The downfall of a banks can have a contagious effect to other financial institutions due to the interconnectedness of these organizations. A systemwide crisis must be avoided to protect the stability of the financial system. Early intervention in bank resolution planning allow the responsible supervisor to act when the underlying challenges can still be resolved and the critical functions and value of the bank can be protected.
In early intervention, banks must prepare recovery plans while laying out measures they can take in the event of further deterioration of their financial situation. By doing so, their viability will be restored, and they will be able to resume normal business operations. The recovery planning process at the earliest stages of financial distress is a robust governance tool that outlines practical aspects for authorities to assess the effectiveness of recovery plans.
Financial support within a group of companies is recognized by most resolution authorities as a preventive measure to strengthen the stability of the group and the individual businesses. Initially, recovery planning is left to the banks involved, although supervisory authorities may intervene and place the bank under statutory administration to implement further measures for early intervention. In addition to the strict resolution tools and legal safeguards available to resolution authorities and supervisors, exceptional precautionary public support or recapitalization and nationalization are possible.

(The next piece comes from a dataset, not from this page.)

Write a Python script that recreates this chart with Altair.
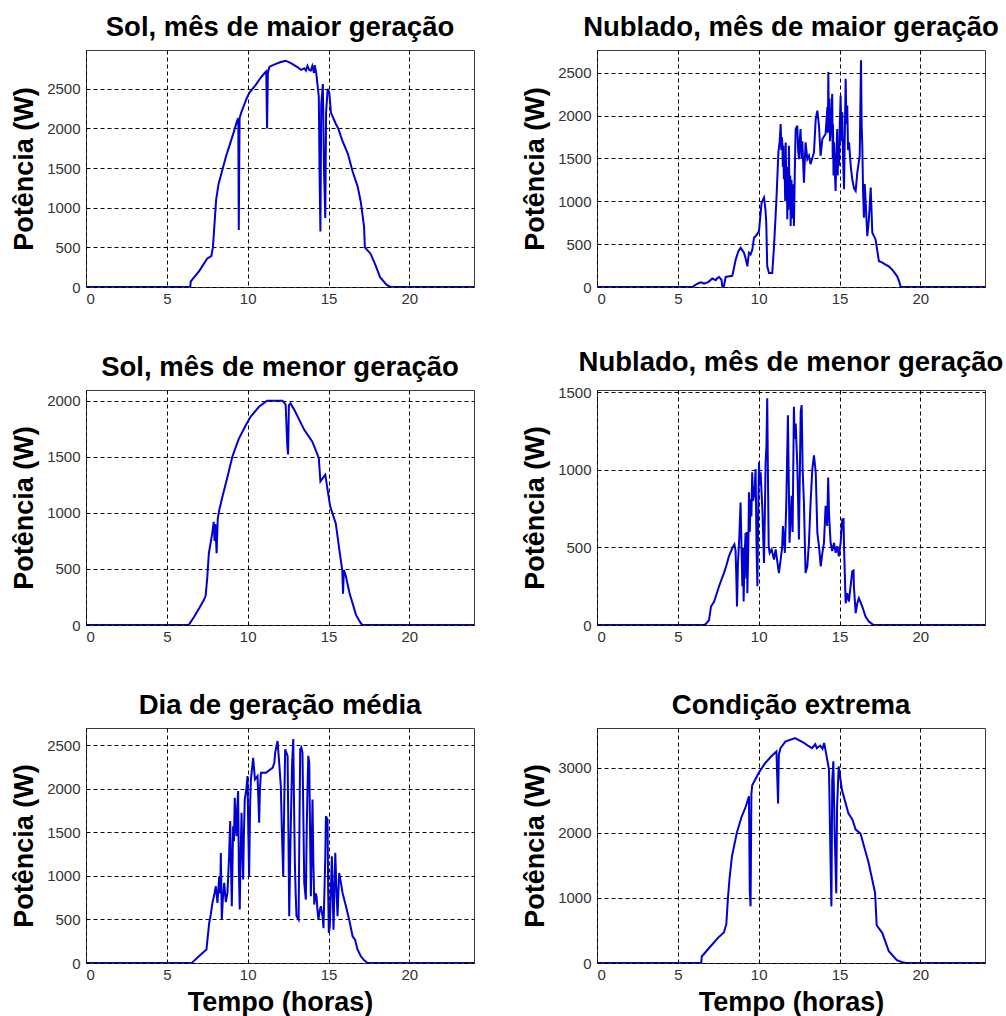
import altair as alt
import pandas as pd

FONT = "Liberation Sans, Arial, Helvetica, sans-serif"
LINE_COLOR = "#0000d4"

TITLES = [
    "Sol, mês de maior geração",
    "Nublado, mês de maior geração",
    "Sol, mês de menor geração",
    "Nublado, mês de menor geração",
    "Dia de geração média",
    "Condição extrema",
]
Y_MAX = [2990, 2765, 2095, 1515, 2700, 3610]
Y_TICKS = [
    [0, 500, 1000, 1500, 2000, 2500],
    [0, 500, 1000, 1500, 2000, 2500],
    [0, 500, 1000, 1500, 2000],
    [0, 500, 1000, 1500],
    [0, 500, 1000, 1500, 2000, 2500],
    [0, 1000, 2000, 3000],
]
X_TICKS = [0, 5, 10, 15, 20]
Y_TITLE = "Potência (W)"
X_TITLE = "Tempo (horas)"

# (hora, potência W)
SOL_MAIOR = [
    (0, 0), (6.45, 0), (6.48, 70), (7.0, 200), (7.5, 360), (7.75, 390), (7.85, 500),
    (7.95, 800), (8.05, 1100), (8.2, 1300), (8.4, 1450), (8.65, 1640), (8.9, 1800),
    (9.15, 1960), (9.35, 2100), (9.42, 2130), (9.45, 720), (9.5, 2130), (9.6, 2200),
    (9.9, 2360), (10.1, 2450), (10.5, 2550), (10.8, 2640), (11.05, 2700), (11.15, 2720),
    (11.2, 2000), (11.25, 2700), (11.35, 2780), (11.75, 2815), (12.0, 2835), (12.35, 2855),
    (12.7, 2820), (13.1, 2770), (13.3, 2740), (13.5, 2760), (13.6, 2730), (13.7, 2790),
    (13.8, 2740), (13.9, 2730), (14.0, 2790), (14.1, 2700), (14.15, 2800), (14.25, 2690),
    (14.4, 2400), (14.45, 1400), (14.5, 700), (14.55, 2300), (14.65, 2560), (14.72, 1500),
    (14.8, 870), (14.85, 2200), (14.95, 2500), (15.05, 2450), (15.15, 2200), (15.45, 2060),
    (15.6, 2000), (15.85, 1850), (16.2, 1680), (16.5, 1450), (16.8, 1270), (17.0, 1070),
    (17.2, 760), (17.25, 500), (17.6, 420), (17.9, 280), (18.2, 120), (18.6, 25),
    (18.85, 0), (24, 0),
]

NUBLADO_MAIOR = [
    (0, 0), (5.9, 0), (6.1, 25), (6.3, 47), (6.45, 55), (6.62, 38), (6.9, 60), (7.13, 100),
    (7.34, 80), (7.45, 105), (7.55, 117), (7.7, 85), (7.75, 10), (7.85, 10), (7.96, 117),
    (8.2, 125), (8.37, 130), (8.58, 320), (8.75, 420), (8.89, 457), (9.09, 400), (9.2, 330),
    (9.3, 242), (9.4, 400), (9.5, 380), (9.61, 437), (9.71, 574), (9.85, 600), (10.02, 652),
    (10.18, 984), (10.33, 1043), (10.42, 900), (10.47, 750), (10.53, 242), (10.64, 164),
    (10.84, 164), (10.95, 476), (11.09, 984), (11.22, 1570), (11.3, 1700), (11.36, 1902),
    (11.4, 1600), (11.43, 1750), (11.46, 1687), (11.5, 1400), (11.53, 1650), (11.56, 1257),
    (11.6, 1500), (11.64, 1000), (11.67, 1687), (11.7, 1300), (11.72, 1000), (11.75, 1400),
    (11.77, 789), (11.8, 1200), (11.84, 900), (11.87, 1648), (11.9, 1100), (11.92, 1000),
    (11.95, 1300), (11.98, 711), (12.01, 1100), (12.03, 1250), (12.06, 800), (12.08, 1179),
    (12.1, 900), (12.13, 800), (12.15, 1200), (12.18, 711), (12.21, 1000), (12.23, 1300),
    (12.26, 1600), (12.29, 1843), (12.39, 1882), (12.44, 1600), (12.49, 1492), (12.54, 1700),
    (12.59, 1843), (12.65, 1500), (12.7, 1700), (12.8, 1218), (12.9, 1687), (13.01, 1492),
    (13.11, 1531), (13.21, 1433), (13.42, 1570), (13.53, 1960), (13.63, 2058), (13.73, 1882),
    (13.83, 1531), (13.94, 1726), (14.14, 1785), (14.25, 2100), (14.28, 1800), (14.31, 2507),
    (14.34, 1900), (14.38, 2200), (14.41, 1700), (14.45, 1804), (14.5, 2000), (14.55, 2253),
    (14.58, 1500), (14.6, 1900), (14.63, 1300), (14.66, 1687), (14.7, 1400), (14.76, 1120),
    (14.8, 1500), (14.86, 1843), (14.89, 1300), (14.92, 1600), (14.97, 1414), (15.02, 1900),
    (15.07, 2234), (15.12, 1700), (15.17, 2038), (15.22, 1500), (15.28, 1140), (15.33, 1800),
    (15.38, 2429), (15.43, 1900), (15.48, 2117), (15.53, 1600), (15.59, 1687), (15.7, 1400),
    (15.79, 1257), (15.9, 1150), (16.0, 1120), (16.1, 1335), (16.25, 1531), (16.33, 2644),
    (16.37, 1900), (16.41, 1648), (16.46, 1100), (16.51, 808), (16.56, 1200), (16.62, 984),
    (16.72, 594), (16.82, 789), (16.93, 1160), (17.03, 633), (17.23, 555), (17.44, 300),
    (17.6, 290), (17.85, 262), (18.05, 240), (18.26, 203), (18.57, 125), (18.7, 60),
    (18.78, 0), (24, 0),
]

SOL_MENOR = [
    (0, 0), (6.35, 0), (6.4, 10), (6.7, 75), (7.0, 150), (7.3, 225), (7.4, 260), (7.5, 420),
    (7.6, 640), (7.8, 810), (7.9, 920), (7.95, 750), (8.0, 900), (8.08, 640), (8.15, 950),
    (8.25, 1030), (8.45, 1150), (8.75, 1320), (9.05, 1500), (9.45, 1660), (9.9, 1785),
    (10.2, 1860), (10.7, 1945), (11.2, 2000), (12.15, 2000), (12.35, 1965), (12.45, 1600),
    (12.5, 1520), (12.55, 1960), (12.65, 1975), (12.9, 1915), (13.5, 1740), (14.0, 1635),
    (14.4, 1490), (14.5, 1280), (14.8, 1340), (14.95, 1200), (15.1, 1060), (15.45, 905),
    (15.7, 640), (15.85, 490), (15.9, 280), (15.95, 490), (16.05, 450), (16.3, 285),
    (16.7, 90), (17.0, 15), (17.1, 0), (24, 0),
]

NUBLADO_MENOR = [
    (0, 0), (6.6, 0), (6.72, 6), (6.93, 32), (7.05, 119), (7.24, 150), (7.55, 250),
    (7.85, 335), (7.96, 368), (8.16, 443), (8.38, 498), (8.5, 520), (8.57, 480), (8.62, 300),
    (8.66, 119), (8.72, 400), (8.8, 563), (8.88, 789), (8.94, 500), (8.99, 250), (9.03, 500),
    (9.07, 152), (9.13, 450), (9.19, 595), (9.24, 300), (9.27, 600), (9.3, 205), (9.36, 500),
    (9.4, 855), (9.45, 600), (9.5, 811), (9.55, 700), (9.6, 985), (9.65, 800), (9.71, 833),
    (9.76, 900), (9.81, 1005), (9.87, 500), (9.92, 250), (9.97, 700), (10.02, 1050),
    (10.07, 900), (10.12, 985), (10.23, 746), (10.33, 400), (10.38, 700), (10.43, 1050),
    (10.48, 1150), (10.53, 1461), (10.58, 900), (10.62, 508), (10.68, 465), (10.8, 487),
    (10.95, 422), (11.05, 487), (11.25, 335), (11.36, 422), (11.45, 500), (11.5, 638),
    (11.62, 465), (11.71, 789), (11.81, 1352), (11.91, 530), (12.04, 833), (12.1, 600),
    (12.18, 1407), (12.23, 1200), (12.29, 1298), (12.39, 1028), (12.49, 552), (12.6, 1375),
    (12.66, 1418), (12.72, 1000), (12.8, 789), (12.9, 335), (13.01, 378), (13.11, 530),
    (13.22, 811), (13.32, 1005), (13.42, 1093), (13.53, 985), (13.63, 595), (13.73, 508),
    (13.84, 378), (13.94, 465), (14.04, 530), (14.14, 768), (14.24, 638), (14.3, 950),
    (14.35, 724), (14.45, 530), (14.55, 476), (14.66, 530), (14.76, 465), (14.86, 508),
    (14.96, 443), (15.07, 530), (15.17, 681), (15.25, 682), (15.28, 508), (15.38, 140),
    (15.48, 205), (15.58, 151), (15.79, 346), (15.87, 351), (15.89, 250), (16.0, 76),
    (16.1, 140), (16.2, 173), (16.41, 119), (16.61, 54), (16.82, 22), (17.03, 6),
    (17.13, 0), (24, 0),
]

MEDIA = [
    (0, 0), (6.55, 0), (6.58, 8), (7.0, 80), (7.31, 133), (7.45, 153), (7.62, 460), (7.72, 560),
    (7.82, 690), (7.95, 800), (8.03, 882), (8.13, 690), (8.24, 997), (8.3, 800), (8.34, 1265),
    (8.4, 498), (8.47, 750), (8.55, 920), (8.65, 700), (8.75, 805), (8.85, 1227), (8.92, 1630),
    (8.97, 1100), (9.02, 652), (9.1, 1572), (9.15, 1400), (9.2, 1898), (9.26, 1600),
    (9.31, 1457), (9.36, 1800), (9.41, 1975), (9.46, 1000), (9.51, 614), (9.56, 1200),
    (9.62, 1726), (9.67, 1300), (9.72, 959), (9.77, 1500), (9.82, 1879), (9.92, 2000),
    (9.99, 2147), (10.04, 1500), (10.09, 997), (10.15, 1800), (10.2, 2109), (10.34, 2358),
    (10.45, 2109), (10.61, 2147), (10.66, 1900), (10.71, 1611), (10.76, 2000), (10.82, 2186),
    (11.13, 2186), (11.54, 2243), (11.65, 2300), (11.7, 2416), (11.85, 2550), (11.95, 2301),
    (12.05, 2033), (12.12, 1500), (12.2, 997), (12.26, 1800), (12.32, 2455), (12.47, 2378),
    (12.52, 1500), (12.57, 537), (12.62, 1100), (12.67, 1611), (12.75, 2300), (12.82, 2573),
    (12.87, 1800), (12.92, 1150), (12.97, 800), (13.02, 537), (13.15, 498), (13.2, 1500),
    (13.25, 2455), (13.32, 2477), (13.39, 2416), (13.45, 1600), (13.5, 920), (13.6, 729),
    (13.65, 1500), (13.7, 1994), (13.75, 2380), (13.81, 2301), (13.86, 1500), (13.91, 767),
    (13.96, 1300), (14.01, 1879), (14.06, 1200), (14.12, 671), (14.2, 800), (14.26, 767),
    (14.32, 600), (14.38, 498), (14.45, 600), (14.53, 652), (14.63, 537), (14.69, 400),
    (14.74, 767), (14.8, 1200), (14.84, 1687), (14.94, 1649), (14.98, 800), (15.02, 345),
    (15.08, 422), (15.14, 800), (15.21, 1227), (15.26, 800), (15.31, 383), (15.36, 800),
    (15.42, 1265), (15.48, 900), (15.56, 537), (15.61, 800), (15.66, 1035), (15.77, 920),
    (15.87, 805), (16.08, 652), (16.28, 498), (16.49, 307), (16.64, 268), (16.8, 153),
    (17.0, 77), (17.21, 31), (17.42, 0), (24, 0),
]

EXTREMA = [
    (0, 0), (6.45, 0), (6.48, 100), (7.0, 250), (7.5, 390), (7.85, 470), (8.0, 600),
    (8.1, 1000), (8.2, 1300), (8.35, 1640), (8.65, 2000), (8.95, 2250), (9.2, 2400),
    (9.4, 2560), (9.45, 1100), (9.5, 870), (9.55, 2600), (9.6, 2730), (10.0, 2920),
    (10.4, 3070), (10.8, 3180), (11.1, 3250), (11.2, 2450), (11.25, 3200), (11.35, 3300),
    (11.65, 3400), (12.25, 3455), (12.8, 3380), (13.1, 3330), (13.3, 3300), (13.5, 3360),
    (13.6, 3300), (13.8, 3340), (13.95, 3290), (14.05, 3380), (14.15, 3250), (14.35, 2970),
    (14.45, 1500), (14.5, 870), (14.55, 2800), (14.62, 3100), (14.7, 2000), (14.8, 1070),
    (14.85, 2400), (14.95, 3020), (15.15, 2660), (15.55, 2300), (15.8, 2200), (16.0, 2050),
    (16.3, 1990), (16.8, 1540), (17.2, 1080), (17.3, 580), (17.65, 460), (18.05, 180),
    (18.55, 45), (18.9, 10), (19.1, 0), (24, 0),
]

SERIES = [SOL_MAIOR, NUBLADO_MAIOR, SOL_MENOR, NUBLADO_MENOR, MEDIA, EXTREMA]
HEIGHTS = [237, 237, 235, 235, 235, 235]


def panel(i):
    df = pd.DataFrame(SERIES[i], columns=["hora", "potencia"])
    x_axis_kw = dict(values=X_TICKS, format="d", labelPadding=4)
    if i >= 4:
        x_axis_kw["title"] = X_TITLE
        x_axis_kw["titlePadding"] = 7
    else:
        x_axis_kw["title"] = None
    return (
        alt.Chart(
            df,
            title=alt.TitleParams(
                TITLES[i], fontSize=27.5, fontWeight="bold", font=FONT, color="#000000",
                anchor="middle", frame="group", offset=9,
            ),
        )
        .mark_line(color=LINE_COLOR, strokeWidth=2, clip=True)
        .encode(
            x=alt.X("hora:Q", scale=alt.Scale(domain=[0, 24], nice=False, zero=False),
                    axis=alt.Axis(**x_axis_kw)),
            y=alt.Y("potencia:Q", scale=alt.Scale(domain=[0, Y_MAX[i]], nice=False),
                    axis=alt.Axis(values=Y_TICKS[i], format="d", title=Y_TITLE,
                                  labelPadding=6, titlePadding=8)),
        )
        .properties(width=388, height=HEIGHTS[i])
    )


chart = (
    alt.concat(*[panel(i) for i in range(6)], columns=2,
               spacing={"row": 103, "column": 123}, bounds="flush")
    .properties(padding={"left": 10, "top": 13, "right": 0, "bottom": 0}, background="#ffffff")
    .configure_view(stroke="#3a3a3a", strokeWidth=1)
    .configure_axis(
        labelFont=FONT, labelFontSize=15, labelColor="#333333",
        titleFont=FONT, titleFontSize=27, titleFontWeight="bold", titleColor="#000000",
        grid=True, gridColor="#000000", gridDash=[4, 3], gridWidth=1, gridOpacity=1,
        ticks=False, domain=False,
    )
)

chart.save("out.html", embed_options={"renderer": "svg", "actions": False})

Resolution plans must be drawn up not only by the financial institutions involved, but also by the resolution authorities. Specifically, these plans lay out how to handle a failing bank that is no longer viable. They describe the application of possible resolution tools, and ways to ensure the continuity of the critical functions of the bank. As a first step it must be determined whether a bank is actually resolvable via its default option, bank liquidation or whether resolution is justified. Reorganization or restructuring may then be a valid option to maintain critical functions and avoid destabilization of the financial system and avoid tax payer funded rescue missions.
To conclude, early intervention measures give the competent authority effective tools to prevent a financial institution from closing. Supervisors, rather than the resolution authority, are empowered to react to financial problems at an initial stage when early intervention measures are used. This occurs well before an institution fails. On the basis of qualitative triggers and some quantitative elements, early intervention measures are implemented. Supervisors are thus given the discretion to make use of all information available when making decisions about applying them.